-------- Data lines --------

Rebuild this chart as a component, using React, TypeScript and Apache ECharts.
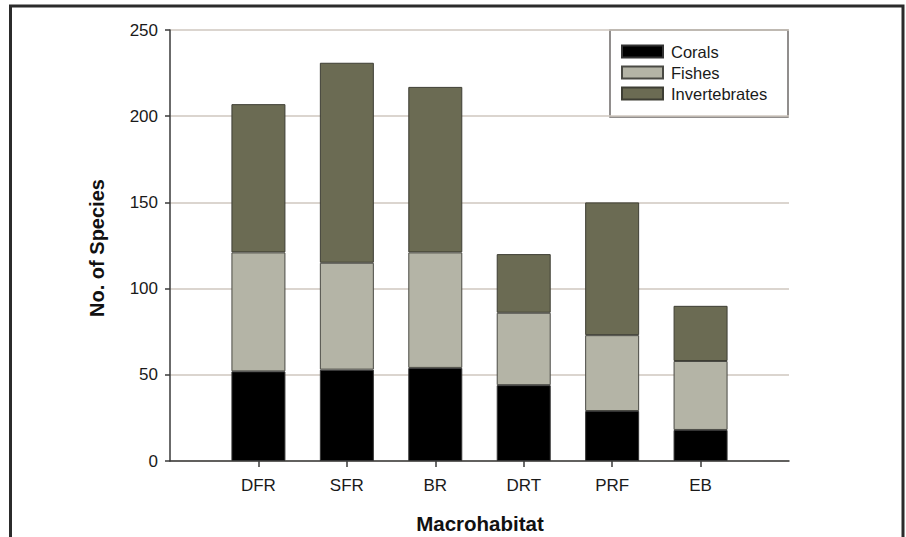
import React, { useEffect, useRef } from "react";
import * as echarts from "echarts";

const categories = ["DFR", "SFR", "BR", "DRT", "PRF", "EB"];
const corals = [52, 53, 54, 44, 29, 18];
const fishes = [69, 62, 67, 42, 44, 40];
const invertebrates = [86, 116, 96, 34, 77, 32];
const yTicks = [0, 50, 100, 150, 200, 250];

const pad = (arr: any[]) => [null, ...arr, null];

export default function App() {
  const ref = useRef<HTMLDivElement>(null);
  useEffect(() => {
    const chart = echarts.init(ref.current!, undefined, { renderer: "svg" });
    const font = "Arial, 'Liberation Sans', sans-serif";
    const barBase = { type: "bar", stack: "total", barWidth: 54 };
    chart.setOption({
      animation: false,
      backgroundColor: "#ffffff",
      grid: { left: 170, right: 117, top: 30, bottom: 76 },
      legend: {
        orient: "vertical",
        left: 621,
        top: 43,
        padding: 0,
        itemWidth: 41,
        itemHeight: 12,
        itemGap: 4,
        icon: "rect",
        data: ["Corals", "Fishes", "Invertebrates"],
        textStyle: { fontFamily: font, fontSize: 16.5, color: "#1a1a1a", padding: [0, 0, 0, 3] },
      },
      xAxis: {
        type: "category",
        boundaryGap: false,
        data: pad(categories).map((c) => (c === null ? "" : c)),
        axisLine: { lineStyle: { color: "#3a3a3a", width: 1.5 } },
        axisTick: {
          length: 6,
          interval: (_i: number, v: string) => v !== "",
          lineStyle: { color: "#3a3a3a", width: 1.5 },
        },
        axisLabel: { interval: 0, margin: 16, fontFamily: font, fontSize: 17, color: "#1a1a1a" },
        splitLine: { show: false },
      },
      yAxis: {
        type: "value",
        min: yTicks[0],
        max: yTicks[yTicks.length - 1],
        interval: 50,
        axisLine: { show: true, lineStyle: { color: "#3a3a3a", width: 1.5 } },
        axisTick: { show: true, length: 5, lineStyle: { color: "#3a3a3a", width: 1.5 } },
        axisLabel: { margin: 12, fontFamily: font, fontSize: 17, color: "#1a1a1a" },
        splitLine: { show: true, lineStyle: { color: "#cfc7bf", width: 1.5 } },
      },
      series: [
        {
          ...barBase,
          name: "Corals",
          data: pad(corals),
          itemStyle: { color: "#000000", borderColor: "#333333", borderWidth: 1 },
        },
        {
          ...barBase,
          name: "Fishes",
          data: pad(fishes),
          itemStyle: { color: "#b4b4a6", borderColor: "#4a4a44", borderWidth: 1 },
        },
        {
          ...barBase,
          name: "Invertebrates",
          data: pad(invertebrates),
          itemStyle: { color: "#6b6b53", borderColor: "#3e3e34", borderWidth: 1 },
        },
      ],
      graphic: [
        {
          type: "rect",
          shape: { x: 610, y: 30, width: 178, height: 87 },
          style: { fill: "#ffffff", stroke: "#6e6a68", lineWidth: 1.5 },
          z: -1,
          zlevel: 0,
        },
        {
          type: "text",
          x: 97,
          y: 248,
          rotation: Math.PI / 2,
          style: {
            text: "No. of Species",
            fontFamily: font,
            fontSize: 20,
            fontWeight: "bold",
            fill: "#111111",
            textAlign: "center",
            textVerticalAlign: "middle",
          },
        },
        {
          type: "text",
          x: 480,
          y: 523,
          style: {
            text: "Macrohabitat",
            fontFamily: font,
            fontSize: 20.5,
            fontWeight: "bold",
            fill: "#111111",
            textAlign: "center",
            textVerticalAlign: "middle",
          },
        },
        {
          type: "rect",
          shape: { x: 10.5, y: 6, width: 892.5, height: 600 },
          style: { fill: "none", stroke: "#2b2b2b", lineWidth: 3 },
        },
      ],
    });
    return () => chart.dispose();
  }, []);
  return (
    <div
      ref={ref}
      style={{ position: "absolute", left: 0, top: 0, width: 906, height: 537 }}
    />
  );
}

--------

● What to do
Set down the complete material exactly, but do not include the images.

● Written solution
Rebuild this chart as a component, using React, TypeScript and Apache ECharts.
import React, { useEffect, useRef } from "react";
import * as echarts from "echarts";

const categories = ["DFR", "SFR", "BR", "DRT", "PRF", "EB"];
const corals = [52, 53, 54, 44, 29, 18];
const fishes = [69, 62, 67, 42, 44, 40];
const invertebrates = [86, 116, 96, 34, 77, 32];
const yTicks = [0, 50, 100, 150, 200, 250];

const pad = (arr: any[]) => [null, ...arr, null];

export default function App() {
  const ref = useRef<HTMLDivElement>(null);
  useEffect(() => {
    const chart = echarts.init(ref.current!, undefined, { renderer: "svg" });
    const font = "Arial, 'Liberation Sans', sans-serif";
    const barBase = { type: "bar", stack: "total", barWidth: 54 };
    chart.setOption({
      animation: false,
      backgroundColor: "#ffffff",
      grid: { left: 170, right: 117, top: 30, bottom: 76 },
      legend: {
        orient: "vertical",
        left: 621,
        top: 43,
        padding: 0,
        itemWidth: 41,
        itemHeight: 12,
        itemGap: 4,
        icon: "rect",
        data: ["Corals", "Fishes", "Invertebrates"],
        textStyle: { fontFamily: font, fontSize: 16.5, color: "#1a1a1a", padding: [0, 0, 0, 3] },
      },
      xAxis: {
        type: "category",
        boundaryGap: false,
        data: pad(categories).map((c) => (c === null ? "" : c)),
        axisLine: { lineStyle: { color: "#3a3a3a", width: 1.5 } },
        axisTick: {
          length: 6,
          interval: (_i: number, v: string) => v !== "",
          lineStyle: { color: "#3a3a3a", width: 1.5 },
        },
        axisLabel: { interval: 0, margin: 16, fontFamily: font, fontSize: 17, color: "#1a1a1a" },
        splitLine: { show: false },
      },
      yAxis: {
        type: "value",
        min: yTicks[0],
        max: yTicks[yTicks.length - 1],
        interval: 50,
        axisLine: { show: true, lineStyle: { color: "#3a3a3a", width: 1.5 } },
        axisTick: { show: true, length: 5, lineStyle: { color: "#3a3a3a", width: 1.5 } },
        axisLabel: { margin: 12, fontFamily: font, fontSize: 17, color: "#1a1a1a" },
        splitLine: { show: true, lineStyle: { color: "#cfc7bf", width: 1.5 } },
      },
      series: [
        {
          ...barBase,
          name: "Corals",
          data: pad(corals),
          itemStyle: { color: "#000000", borderColor: "#333333", borderWidth: 1 },
        },
        {
          ...barBase,
          name: "Fishes",
          data: pad(fishes),
          itemStyle: { color: "#b4b4a6", borderColor: "#4a4a44", borderWidth: 1 },
        },
        {
          ...barBase,
          name: "Invertebrates",
          data: pad(invertebrates),
          itemStyle: { color: "#6b6b53", borderColor: "#3e3e34", borderWidth: 1 },
        },
      ],
      graphic: [
        {
          type: "rect",
          shape: { x: 610, y: 30, width: 178, height: 87 },
          style: { fill: "#ffffff", stroke: "#6e6a68", lineWidth: 1.5 },
          z: -1,
          zlevel: 0,
        },
        {
          type: "text",
          x: 97,
          y: 248,
          rotation: Math.PI / 2,
          style: {
            text: "No. of Species",
            fontFamily: font,
            fontSize: 20,
            fontWeight: "bold",
            fill: "#111111",
            textAlign: "center",
            textVerticalAlign: "middle",
          },
        },
        {
          type: "text",
          x: 480,
          y: 523,
          style: {
            text: "Macrohabitat",
            fontFamily: font,
            fontSize: 20.5,
            fontWeight: "bold",
            fill: "#111111",
            textAlign: "center",
            textVerticalAlign: "middle",
          },
        },
        {
          type: "rect",
          shape: { x: 10.5, y: 6, width: 892.5, height: 600 },
          style: { fill: "none", stroke: "#2b2b2b", lineWidth: 3 },
        },
      ],
    });
    return () => chart.dispose();
  }, []);
  return (
    <div
      ref={ref}
      style={{ position: "absolute", left: 0, top: 0, width: 906, height: 537 }}
    />
  );
}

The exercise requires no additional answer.